Event Advisory: Thai Buddhist leaders to pray for poached African elephants and call for end to ivory use | WWF

Event Advisory: Thai Buddhist leaders to pray for poached African elephants and call for end to ivory use

Posted on
08 March 2013
What: At the first-ever traditional Buddhist merit-making ceremony to pray for the tens of thousands of elephants poached annually, revered Thai Buddhist leaders will call upon their congregations and other temples to reject the use and trade of ivory.  The event will also feature a 3D elephant art installation by the renowned artist Remko van Schaik in the courtyard of one of Bangkok’s iconic temples. Monks, members of the Thai public, government representatives, celebrities like Miss Universe 2005 Natalie Glebova, and delegates from the ongoing CITES meeting are expected to attend.
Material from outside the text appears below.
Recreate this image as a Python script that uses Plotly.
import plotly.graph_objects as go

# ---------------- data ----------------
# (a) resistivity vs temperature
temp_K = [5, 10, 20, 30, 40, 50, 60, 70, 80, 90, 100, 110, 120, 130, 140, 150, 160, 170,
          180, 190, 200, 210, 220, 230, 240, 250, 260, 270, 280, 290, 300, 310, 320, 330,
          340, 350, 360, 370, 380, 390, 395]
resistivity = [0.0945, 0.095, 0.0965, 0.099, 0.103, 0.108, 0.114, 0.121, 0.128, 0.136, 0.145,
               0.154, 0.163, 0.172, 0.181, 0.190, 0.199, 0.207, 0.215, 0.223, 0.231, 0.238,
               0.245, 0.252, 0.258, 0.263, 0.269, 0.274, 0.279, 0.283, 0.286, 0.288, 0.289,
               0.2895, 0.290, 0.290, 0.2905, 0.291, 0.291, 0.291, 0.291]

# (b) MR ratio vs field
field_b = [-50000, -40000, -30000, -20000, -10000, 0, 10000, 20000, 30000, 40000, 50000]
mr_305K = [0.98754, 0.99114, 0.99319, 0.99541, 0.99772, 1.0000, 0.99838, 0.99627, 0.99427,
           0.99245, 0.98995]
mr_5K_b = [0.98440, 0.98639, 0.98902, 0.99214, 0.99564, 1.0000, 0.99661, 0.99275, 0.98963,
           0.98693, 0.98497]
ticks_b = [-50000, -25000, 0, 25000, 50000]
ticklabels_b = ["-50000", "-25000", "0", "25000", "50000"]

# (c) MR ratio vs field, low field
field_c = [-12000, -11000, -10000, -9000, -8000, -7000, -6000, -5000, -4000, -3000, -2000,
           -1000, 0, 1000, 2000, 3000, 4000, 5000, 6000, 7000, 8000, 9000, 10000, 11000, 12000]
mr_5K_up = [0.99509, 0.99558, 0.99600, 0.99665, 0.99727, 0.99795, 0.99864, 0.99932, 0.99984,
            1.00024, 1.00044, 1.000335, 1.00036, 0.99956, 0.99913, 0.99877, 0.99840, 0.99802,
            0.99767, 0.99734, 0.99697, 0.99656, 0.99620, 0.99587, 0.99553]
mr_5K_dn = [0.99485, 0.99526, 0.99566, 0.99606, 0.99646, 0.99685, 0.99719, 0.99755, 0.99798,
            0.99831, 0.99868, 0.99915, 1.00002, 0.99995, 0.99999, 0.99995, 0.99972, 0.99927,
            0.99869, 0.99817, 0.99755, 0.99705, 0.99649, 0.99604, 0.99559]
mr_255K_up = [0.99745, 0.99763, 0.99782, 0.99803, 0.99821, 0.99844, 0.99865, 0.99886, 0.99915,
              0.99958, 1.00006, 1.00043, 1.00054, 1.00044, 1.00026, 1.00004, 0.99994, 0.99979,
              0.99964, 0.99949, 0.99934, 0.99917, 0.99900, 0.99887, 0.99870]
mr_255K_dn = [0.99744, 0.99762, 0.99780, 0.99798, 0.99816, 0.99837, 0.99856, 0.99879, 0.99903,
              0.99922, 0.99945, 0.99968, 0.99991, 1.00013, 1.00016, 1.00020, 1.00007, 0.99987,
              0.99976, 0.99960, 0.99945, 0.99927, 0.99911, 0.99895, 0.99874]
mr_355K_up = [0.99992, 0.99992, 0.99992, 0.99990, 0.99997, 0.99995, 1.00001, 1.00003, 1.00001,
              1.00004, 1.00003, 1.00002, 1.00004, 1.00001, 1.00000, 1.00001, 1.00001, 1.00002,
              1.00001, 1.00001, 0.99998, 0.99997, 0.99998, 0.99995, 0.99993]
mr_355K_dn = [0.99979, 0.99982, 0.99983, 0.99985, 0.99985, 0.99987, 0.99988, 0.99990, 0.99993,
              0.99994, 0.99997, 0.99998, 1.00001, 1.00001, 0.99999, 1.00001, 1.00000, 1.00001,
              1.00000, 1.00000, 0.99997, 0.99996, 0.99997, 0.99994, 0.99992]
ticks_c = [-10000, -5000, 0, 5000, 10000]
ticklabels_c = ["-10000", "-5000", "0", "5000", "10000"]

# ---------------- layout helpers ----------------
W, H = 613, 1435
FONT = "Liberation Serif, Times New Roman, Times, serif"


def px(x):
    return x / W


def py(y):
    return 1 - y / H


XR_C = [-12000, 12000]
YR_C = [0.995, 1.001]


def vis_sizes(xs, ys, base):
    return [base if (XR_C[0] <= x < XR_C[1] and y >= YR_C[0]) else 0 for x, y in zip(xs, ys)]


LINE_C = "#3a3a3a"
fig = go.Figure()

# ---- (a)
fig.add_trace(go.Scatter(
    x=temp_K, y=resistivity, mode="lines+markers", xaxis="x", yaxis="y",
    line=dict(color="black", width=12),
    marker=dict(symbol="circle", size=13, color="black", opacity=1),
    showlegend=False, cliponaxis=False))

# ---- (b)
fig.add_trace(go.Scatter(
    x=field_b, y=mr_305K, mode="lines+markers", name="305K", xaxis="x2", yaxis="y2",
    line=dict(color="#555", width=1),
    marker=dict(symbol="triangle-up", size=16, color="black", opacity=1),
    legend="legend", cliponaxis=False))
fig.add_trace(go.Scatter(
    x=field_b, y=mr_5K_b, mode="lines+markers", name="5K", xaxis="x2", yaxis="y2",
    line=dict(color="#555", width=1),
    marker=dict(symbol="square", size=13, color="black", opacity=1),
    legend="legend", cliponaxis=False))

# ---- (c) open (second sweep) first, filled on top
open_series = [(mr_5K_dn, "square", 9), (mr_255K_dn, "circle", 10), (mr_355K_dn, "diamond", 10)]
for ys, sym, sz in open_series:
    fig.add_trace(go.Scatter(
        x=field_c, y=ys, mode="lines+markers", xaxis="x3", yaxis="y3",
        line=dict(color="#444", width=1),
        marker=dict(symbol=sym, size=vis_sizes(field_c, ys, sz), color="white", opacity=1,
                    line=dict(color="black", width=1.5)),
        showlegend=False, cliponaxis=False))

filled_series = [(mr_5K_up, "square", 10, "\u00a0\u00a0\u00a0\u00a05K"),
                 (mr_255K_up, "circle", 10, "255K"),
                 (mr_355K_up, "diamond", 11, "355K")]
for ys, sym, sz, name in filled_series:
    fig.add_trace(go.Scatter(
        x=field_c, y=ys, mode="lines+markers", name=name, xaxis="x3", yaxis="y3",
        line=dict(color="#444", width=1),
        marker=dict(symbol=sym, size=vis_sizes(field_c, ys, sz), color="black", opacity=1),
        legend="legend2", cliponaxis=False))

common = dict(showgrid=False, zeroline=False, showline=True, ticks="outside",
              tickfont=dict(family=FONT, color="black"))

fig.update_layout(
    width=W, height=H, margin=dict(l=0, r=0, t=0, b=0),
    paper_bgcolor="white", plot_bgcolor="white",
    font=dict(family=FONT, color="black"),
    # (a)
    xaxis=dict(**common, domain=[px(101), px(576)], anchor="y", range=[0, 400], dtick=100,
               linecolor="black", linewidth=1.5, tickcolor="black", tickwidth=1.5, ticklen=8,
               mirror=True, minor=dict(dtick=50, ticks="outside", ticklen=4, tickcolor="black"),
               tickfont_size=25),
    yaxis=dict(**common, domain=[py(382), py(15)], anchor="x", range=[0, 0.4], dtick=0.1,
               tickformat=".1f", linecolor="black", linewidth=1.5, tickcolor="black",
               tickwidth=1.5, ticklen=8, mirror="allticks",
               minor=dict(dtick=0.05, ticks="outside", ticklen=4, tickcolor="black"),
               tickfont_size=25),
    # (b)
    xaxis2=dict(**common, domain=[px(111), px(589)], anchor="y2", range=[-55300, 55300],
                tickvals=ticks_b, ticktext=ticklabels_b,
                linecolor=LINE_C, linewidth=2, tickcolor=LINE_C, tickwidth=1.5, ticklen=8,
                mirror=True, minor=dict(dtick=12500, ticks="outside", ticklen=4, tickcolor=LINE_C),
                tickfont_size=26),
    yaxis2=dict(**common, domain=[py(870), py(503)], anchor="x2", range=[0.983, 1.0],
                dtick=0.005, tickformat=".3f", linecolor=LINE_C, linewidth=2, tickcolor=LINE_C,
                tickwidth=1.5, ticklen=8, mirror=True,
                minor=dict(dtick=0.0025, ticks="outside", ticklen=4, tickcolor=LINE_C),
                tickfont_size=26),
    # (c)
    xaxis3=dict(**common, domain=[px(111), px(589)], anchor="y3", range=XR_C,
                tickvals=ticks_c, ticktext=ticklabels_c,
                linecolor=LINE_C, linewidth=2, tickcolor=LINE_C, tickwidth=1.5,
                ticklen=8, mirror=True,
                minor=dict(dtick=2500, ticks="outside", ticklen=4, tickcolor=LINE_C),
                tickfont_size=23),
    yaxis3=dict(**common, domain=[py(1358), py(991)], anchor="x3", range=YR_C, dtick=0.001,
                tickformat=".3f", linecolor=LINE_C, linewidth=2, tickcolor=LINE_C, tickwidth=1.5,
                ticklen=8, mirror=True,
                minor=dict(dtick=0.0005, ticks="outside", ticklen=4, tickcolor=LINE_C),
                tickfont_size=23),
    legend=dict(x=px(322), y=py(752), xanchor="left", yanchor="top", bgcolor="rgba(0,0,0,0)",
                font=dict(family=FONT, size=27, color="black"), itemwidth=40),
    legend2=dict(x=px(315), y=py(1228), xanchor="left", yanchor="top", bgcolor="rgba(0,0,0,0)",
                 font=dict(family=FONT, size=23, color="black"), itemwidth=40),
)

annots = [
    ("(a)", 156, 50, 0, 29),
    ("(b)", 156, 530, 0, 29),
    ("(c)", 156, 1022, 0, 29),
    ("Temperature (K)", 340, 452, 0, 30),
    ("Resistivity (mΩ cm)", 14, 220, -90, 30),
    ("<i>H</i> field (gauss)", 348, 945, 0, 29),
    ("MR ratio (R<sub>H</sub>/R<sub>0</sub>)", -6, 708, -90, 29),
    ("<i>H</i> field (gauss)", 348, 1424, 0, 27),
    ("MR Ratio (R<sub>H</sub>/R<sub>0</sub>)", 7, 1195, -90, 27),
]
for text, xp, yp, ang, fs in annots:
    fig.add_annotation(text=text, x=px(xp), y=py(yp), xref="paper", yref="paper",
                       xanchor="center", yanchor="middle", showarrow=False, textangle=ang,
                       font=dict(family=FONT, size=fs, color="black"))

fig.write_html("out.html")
When: Saturday, March 9, 2013

4:30 – 5:30pm: 

Photo opportunities: Flower offerings at 3D elephant art installation, Prayers for elephants at wishing tree
Media interviews: Ajahn Jayasaro, forest monk and Buddhist teacher, previous abbot of Wat Pah Nanachat; Phra Maha Jerm Suvaco, General Director of the Buddhist Research Institute of the Maha Chula Buddhist University; Mae Chee Sansanee, founder and Director of Sathira-Dhammasathan Center

5:30 – 6:30pm: Teachings on “Buddhism and Elephant Conservation”
6:30 – 7:00pm: Prayer ceremony and traditional offerings made to monks
7:00 – 7:30pm: Closing

Media interviews: Phra Paisal Visalo, Abbot of Wat Pasukato, Chaiyaphum Province, Thailand; Phansiri Winichagoon, Director, WWF Thailand; Dekila Chungyalpa, Director, WWF Sacred Earth Program

Where: Wat That Thong
Sukhumvit Road between Soi 63 and 65, (BTS Ekkamai station)
Bangkok, Thailand

Why: Illegal ivory carved into images of the Buddha, amulets, and other objects of worship are highly sought, sold, and bought by devout Thais and Buddhists around the world. Thailand is the world’s largest unregulated ivory market and a major sink for ivory poached from Africa.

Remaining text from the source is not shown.